Adapun Guru Besar Fakultas Ekonomi dan Bisnis Universitas Padjadjaran Arief Anshory Yusuf menilai pemerintah harus segera memperbarui garis kemiskinan Indonesia. Pembaharuan garis kemiskinan juga adalah hal yang wajar, karena seiring dengan negara yang bertambah sejahtera, pola konsumsi juga berubah.

“Nah, Indonesia ini (garis kemiskinan) sudah 26 tahun tidak diubah,” kata dia kepada Tempo melalui sambungan telepon pada Ahad, 8 Juni 2025.

Anggota Dewan Ekonomi Nasional itu mengatakan, perubahan standar Bank Dunia membuat garis kemiskinan Indonesia semakin mendekati batas kemiskinan ekstrem. Adapun garis kemiskinan Indonesia adalah Rp 595.242 per orang per bulan.

Sementara berdasarkan garis kemiskinan internasional terbaru, batas kemiskinan adalah sekitar Rp 545 ribu per orang per bulan. Artinya, kata Arief, standar kemiskinan Indonesia sangat dekat dengan median garis kemiskinan yang diadopsi negara-negara paling miskin di dunia. 

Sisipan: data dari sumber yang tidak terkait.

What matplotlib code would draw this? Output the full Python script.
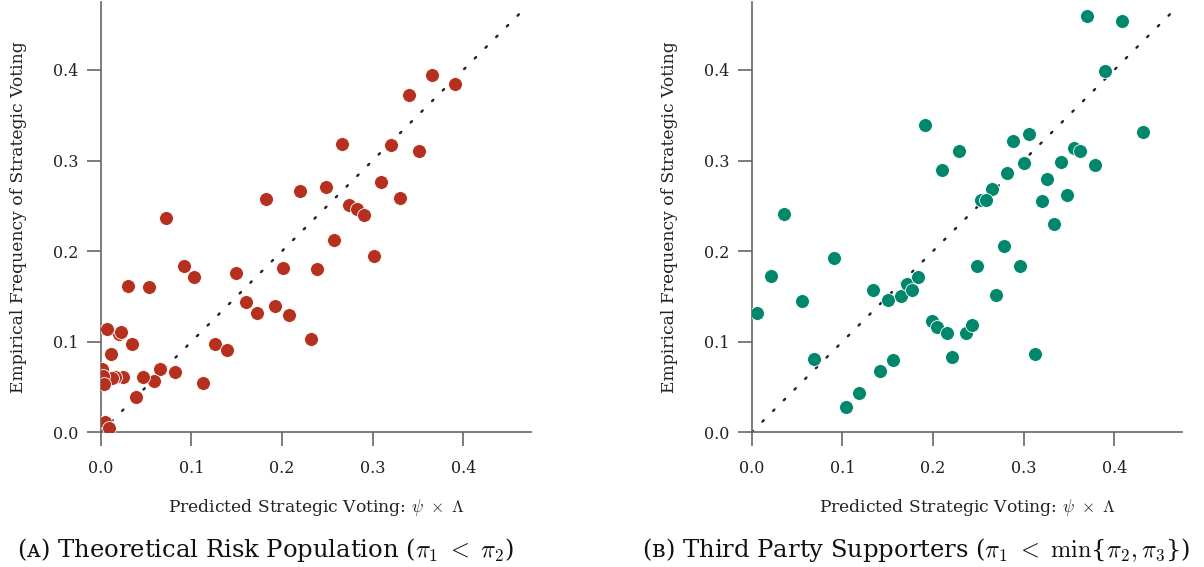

Menurut Arief, bila garis kemiskinan nasional tidak diperbarui, maka akan berimplikasi terhadap arah kebijakan ekonomi. “Kalau kebijakan ekonomi kita dipengaruhi oleh informasi semu, bahwa kemiskinan kita sudah rendah, nanti kebijakan-kebijakan kita tidak akan proper,” kata dia. Selain itu, masyarakat akan merasa terpinggirkan karena data tersebut tidak mencerminkan kondisi riil yang mereka rasakan sehari-hari.